━━━━━ Data excerpt

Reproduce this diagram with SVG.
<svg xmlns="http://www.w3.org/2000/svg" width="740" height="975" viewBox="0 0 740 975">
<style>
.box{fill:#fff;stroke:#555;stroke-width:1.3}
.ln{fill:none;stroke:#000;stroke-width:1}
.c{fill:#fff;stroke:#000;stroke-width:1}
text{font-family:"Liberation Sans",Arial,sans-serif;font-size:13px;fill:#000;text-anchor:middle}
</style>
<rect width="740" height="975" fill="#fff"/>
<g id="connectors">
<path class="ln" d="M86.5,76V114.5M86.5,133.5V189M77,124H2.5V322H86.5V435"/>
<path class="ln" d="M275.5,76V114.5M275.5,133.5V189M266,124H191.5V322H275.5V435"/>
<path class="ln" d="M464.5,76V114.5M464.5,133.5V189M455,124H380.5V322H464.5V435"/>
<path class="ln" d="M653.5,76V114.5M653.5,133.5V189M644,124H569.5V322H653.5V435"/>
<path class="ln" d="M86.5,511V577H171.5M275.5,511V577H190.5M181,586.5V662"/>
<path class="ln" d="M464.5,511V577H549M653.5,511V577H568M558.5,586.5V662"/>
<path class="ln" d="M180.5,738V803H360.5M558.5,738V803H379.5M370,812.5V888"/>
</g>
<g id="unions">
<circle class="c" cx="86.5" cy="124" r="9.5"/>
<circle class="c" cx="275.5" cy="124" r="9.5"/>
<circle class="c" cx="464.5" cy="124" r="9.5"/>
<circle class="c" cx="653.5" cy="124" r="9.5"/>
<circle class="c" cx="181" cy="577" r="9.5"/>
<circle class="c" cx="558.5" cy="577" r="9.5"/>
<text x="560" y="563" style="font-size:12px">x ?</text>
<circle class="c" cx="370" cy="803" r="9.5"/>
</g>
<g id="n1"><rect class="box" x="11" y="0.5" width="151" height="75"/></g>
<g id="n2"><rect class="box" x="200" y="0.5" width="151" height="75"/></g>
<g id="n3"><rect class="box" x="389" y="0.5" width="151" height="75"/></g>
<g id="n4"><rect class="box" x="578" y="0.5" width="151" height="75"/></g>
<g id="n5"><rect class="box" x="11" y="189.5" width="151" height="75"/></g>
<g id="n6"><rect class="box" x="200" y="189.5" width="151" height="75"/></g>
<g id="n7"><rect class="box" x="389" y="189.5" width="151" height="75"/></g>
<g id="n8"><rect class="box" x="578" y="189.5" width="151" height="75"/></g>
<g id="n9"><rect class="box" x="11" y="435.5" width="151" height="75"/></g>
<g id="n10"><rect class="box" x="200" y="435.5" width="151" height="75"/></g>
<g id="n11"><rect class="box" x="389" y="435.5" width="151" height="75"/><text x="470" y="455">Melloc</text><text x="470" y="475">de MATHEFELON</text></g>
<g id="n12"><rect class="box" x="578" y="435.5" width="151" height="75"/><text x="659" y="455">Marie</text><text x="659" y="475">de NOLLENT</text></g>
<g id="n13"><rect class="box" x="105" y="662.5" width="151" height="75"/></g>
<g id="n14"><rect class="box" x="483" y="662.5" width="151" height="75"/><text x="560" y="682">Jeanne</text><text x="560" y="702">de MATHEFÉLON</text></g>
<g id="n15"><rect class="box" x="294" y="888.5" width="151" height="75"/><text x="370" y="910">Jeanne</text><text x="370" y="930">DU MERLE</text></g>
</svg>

━━━━━━━━━━

* **Given exercise**
Copy out the whole listing exactly; please set it all down.

* **Response to this exercise**
Reproduce this diagram with SVG.
<svg xmlns="http://www.w3.org/2000/svg" width="740" height="975" viewBox="0 0 740 975">
<style>
.box{fill:#fff;stroke:#555;stroke-width:1.3}
.ln{fill:none;stroke:#000;stroke-width:1}
.c{fill:#fff;stroke:#000;stroke-width:1}
text{font-family:"Liberation Sans",Arial,sans-serif;font-size:13px;fill:#000;text-anchor:middle}
</style>
<rect width="740" height="975" fill="#fff"/>
<g id="connectors">
<path class="ln" d="M86.5,76V114.5M86.5,133.5V189M77,124H2.5V322H86.5V435"/>
<path class="ln" d="M275.5,76V114.5M275.5,133.5V189M266,124H191.5V322H275.5V435"/>
<path class="ln" d="M464.5,76V114.5M464.5,133.5V189M455,124H380.5V322H464.5V435"/>
<path class="ln" d="M653.5,76V114.5M653.5,133.5V189M644,124H569.5V322H653.5V435"/>
<path class="ln" d="M86.5,511V577H171.5M275.5,511V577H190.5M181,586.5V662"/>
<path class="ln" d="M464.5,511V577H549M653.5,511V577H568M558.5,586.5V662"/>
<path class="ln" d="M180.5,738V803H360.5M558.5,738V803H379.5M370,812.5V888"/>
</g>
<g id="unions">
<circle class="c" cx="86.5" cy="124" r="9.5"/>
<circle class="c" cx="275.5" cy="124" r="9.5"/>
<circle class="c" cx="464.5" cy="124" r="9.5"/>
<circle class="c" cx="653.5" cy="124" r="9.5"/>
<circle class="c" cx="181" cy="577" r="9.5"/>
<circle class="c" cx="558.5" cy="577" r="9.5"/>
<text x="560" y="563" style="font-size:12px">x ?</text>
<circle class="c" cx="370" cy="803" r="9.5"/>
</g>
<g id="n1"><rect class="box" x="11" y="0.5" width="151" height="75"/></g>
<g id="n2"><rect class="box" x="200" y="0.5" width="151" height="75"/></g>
<g id="n3"><rect class="box" x="389" y="0.5" width="151" height="75"/></g>
<g id="n4"><rect class="box" x="578" y="0.5" width="151" height="75"/></g>
<g id="n5"><rect class="box" x="11" y="189.5" width="151" height="75"/></g>
<g id="n6"><rect class="box" x="200" y="189.5" width="151" height="75"/></g>
<g id="n7"><rect class="box" x="389" y="189.5" width="151" height="75"/></g>
<g id="n8"><rect class="box" x="578" y="189.5" width="151" height="75"/></g>
<g id="n9"><rect class="box" x="11" y="435.5" width="151" height="75"/></g>
<g id="n10"><rect class="box" x="200" y="435.5" width="151" height="75"/></g>
<g id="n11"><rect class="box" x="389" y="435.5" width="151" height="75"/><text x="470" y="455">Melloc</text><text x="470" y="475">de MATHEFELON</text></g>
<g id="n12"><rect class="box" x="578" y="435.5" width="151" height="75"/><text x="659" y="455">Marie</text><text x="659" y="475">de NOLLENT</text></g>
<g id="n13"><rect class="box" x="105" y="662.5" width="151" height="75"/></g>
<g id="n14"><rect class="box" x="483" y="662.5" width="151" height="75"/><text x="560" y="682">Jeanne</text><text x="560" y="702">de MATHEFÉLON</text></g>
<g id="n15"><rect class="box" x="294" y="888.5" width="151" height="75"/><text x="370" y="910">Jeanne</text><text x="370" y="930">DU MERLE</text></g>
</svg>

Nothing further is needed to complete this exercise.